1 Faculty of Medical and Health Sciences, The University of Auckland, Auckland 1010, New Zealand

2 School of Medicine, The University of Auckland, Grafton, Auckland 1010, New Zealand

3 Department of General Practice and Rural Health, University of Otago, Dunedin 9054, New Zealand

4 Centre for Medical and Health Sciences Education, The University of Auckland, Grafton, Auckland 1023, New Zealand

5 School of Medicine, The University of Auckland, Grafton, Auckland 1023, New Zealand

ACCEPTED: 24 September 2020


early abstract:

Introduction: New Zealand (NZ) faces an ongoing shortage of rural medical professionals. In an effort to increase interest in rural practice, both medical schools in NZ offer rural immersion programmes as well as rural entry pathways. The aim of this study was to compare the effect of Long (>33 week) rural immersion with a Short (5-week inter-professional) rural immersion or no rural immersion on the career location intentions of NZ medical students.

Methods: This observational study used linked data from the Commencing Medical Students Questionnaire (CMSQ) and Exit Questionnaire (EQ), collected between 2011 and 2017 as part of Medical Schools Outcomes Database project, along with information on whether or not a student undertook a rural immersion programme. The main outcome measure was EQ career location intention (Rural (population < 25,000), Regional (25,000-100,000), or Urban (>100,000)). The explanatory variables were: rural immersion (Long, Short, None); age; ethnicity; background; CMSQ career location intention; gender; specialisation preferences; and interest in rural medicine. In addition to univariate analysis, data were used to build a multinomial model to determine relative associations of these variables with the outcome.

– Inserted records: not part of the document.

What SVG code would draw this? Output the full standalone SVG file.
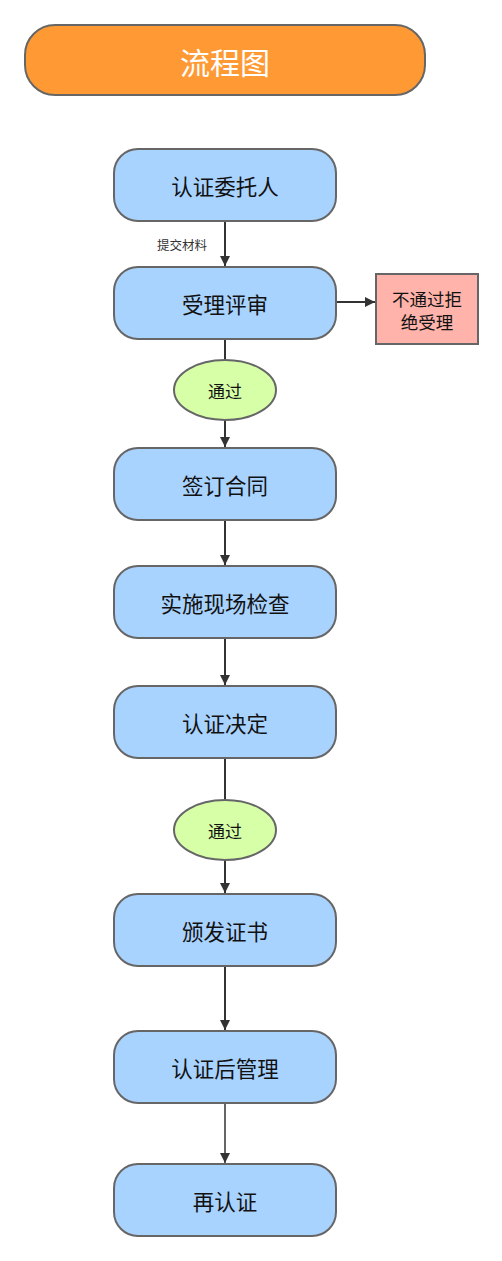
<svg xmlns="http://www.w3.org/2000/svg" width="502" height="1261" viewBox="0 0 502 1261">
<defs>
<style>
.t{font-family:"Noto Sans CJK SC","Liberation Sans",sans-serif;text-anchor:middle;dominant-baseline:central}
.n rect{fill:#A9D3FF;stroke:#666;stroke-width:2}
.n text{font-size:21.5px;fill:#111}
.e ellipse{fill:#D6FFA8;stroke:#666;stroke-width:2}
.e text{font-size:17px;fill:#111}
.c line{stroke:#333;stroke-width:2}
</style>
<marker id="ah" markerWidth="10" markerHeight="12" refX="10" refY="5" orient="auto" markerUnits="userSpaceOnUse">
<path d="M0,0 L10,5 L0,10 Z" fill="#333"/>
</marker>
</defs>
<rect width="502" height="1261" fill="#fff"/>
<g id="title"><rect x="25" y="25" width="400" height="70" rx="30" fill="#FF9933" stroke="#666" stroke-width="2"/><text class="t" x="225" y="61" font-size="30" fill="#fff">流程图</text></g>
<g class="c" id="connectors">
<line x1="225" y1="221" x2="225" y2="266" marker-end="url(#ah)"/>
<line x1="336" y1="302" x2="375" y2="302" marker-end="url(#ah)"/>
<line x1="225" y1="339" x2="225" y2="360"/>
<line x1="225" y1="420" x2="225" y2="447" marker-end="url(#ah)"/>
<line x1="225" y1="520" x2="225" y2="565" marker-end="url(#ah)"/>
<line x1="225" y1="638" x2="225" y2="685" marker-end="url(#ah)"/>
<line x1="225" y1="758" x2="225" y2="800"/>
<line x1="225" y1="860" x2="225" y2="893" marker-end="url(#ah)"/>
<line x1="225" y1="966" x2="225" y2="1030" marker-end="url(#ah)"/>
<line x1="225" y1="1103" x2="225" y2="1163" marker-end="url(#ah)" style="stroke-width:1.5"/>
<text class="t" x="182" y="244" font-size="12.5" fill="#333">提交材料</text>
</g>
<g class="n" id="n1"><rect x="114" y="149" width="222" height="72" rx="24"/><text class="t" x="225" y="185">认证委托人</text></g>
<g class="n" id="n2"><rect x="114" y="267" width="222" height="72" rx="24"/><text class="t" x="225" y="303">受理评审</text></g>
<g id="reject"><rect x="376" y="274" width="102" height="70" fill="#FFB3AB" stroke="#666" stroke-width="2"/><text class="t" x="427" y="298" font-size="17.5" fill="#111">不通过拒</text><text class="t" x="427" y="321" font-size="17.5" fill="#111">绝受理</text></g>
<g class="e" id="pass1"><ellipse cx="225" cy="390" rx="51" ry="30"/><text class="t" x="225" y="390">通过</text></g>
<g class="n" id="n3"><rect x="114" y="448" width="222" height="72" rx="24"/><text class="t" x="225" y="484">签订合同</text></g>
<g class="n" id="n4"><rect x="114" y="566" width="222" height="72" rx="24"/><text class="t" x="225" y="602">实施现场检查</text></g>
<g class="n" id="n5"><rect x="114" y="686" width="222" height="72" rx="24"/><text class="t" x="225" y="722">认证决定</text></g>
<g class="e" id="pass2"><ellipse cx="225" cy="830" rx="51" ry="30"/><text class="t" x="225" y="830">通过</text></g>
<g class="n" id="n6"><rect x="114" y="894" width="222" height="72" rx="24"/><text class="t" x="225" y="930">颁发证书</text></g>
<g class="n" id="n7"><rect x="114" y="1031" width="222" height="72" rx="24"/><text class="t" x="225" y="1067">认证后管理</text></g>
<g class="n" id="n8"><rect x="114" y="1164" width="222" height="72" rx="24"/><text class="t" x="225" y="1200">再认证</text></g>
</svg>
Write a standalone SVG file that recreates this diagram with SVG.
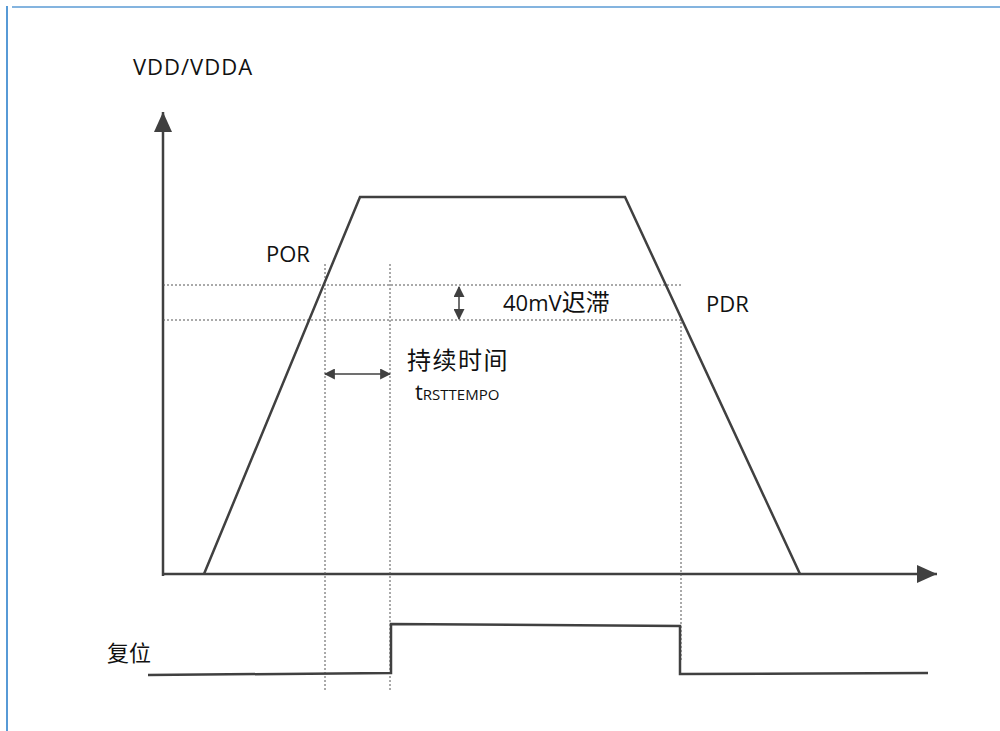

Results: Full data were available for 1367 NZ medical students (47% of all students during the time period). Of these, 17.4% had undertaken a Long or Short rural immersion programme. In univariate analysis, age was the only variable that did not significantly predict EQ rural intention outcome. In the multivariate model, rural immersion was a significant independent predictor of EQ career location intention. Students taking a Long rural immersion were 6.4 and 4.4 times more likely to select a Rural or Regional intention respectively, than those with no rural immersion. This strong effect on rural intentions was seen regardless of background. CMSQ career location intention, background, ethnicity, rural club membership and preference for general practice were also significant predictors. While Short rural immersion did not have an independent effect, this finding should be interpreted with caution given the smaller numbers of students and the response rate.

Conclusions: Long rural immersion is highly beneficial for increasing interest in rural work, increasing the likelihood that medical students will intend to work outside an urban setting. Students who signal an early rural intention are strong candidates for such programmes later in their degree course, regardless of their background. A three-category classification for geographical background and career location intention permitted a more detailed understanding of the interplay among demographic variables and rural immersion in influencing career intentions. Following cohorts into their postgraduate years is needed to ascertain if these career location intentions persist.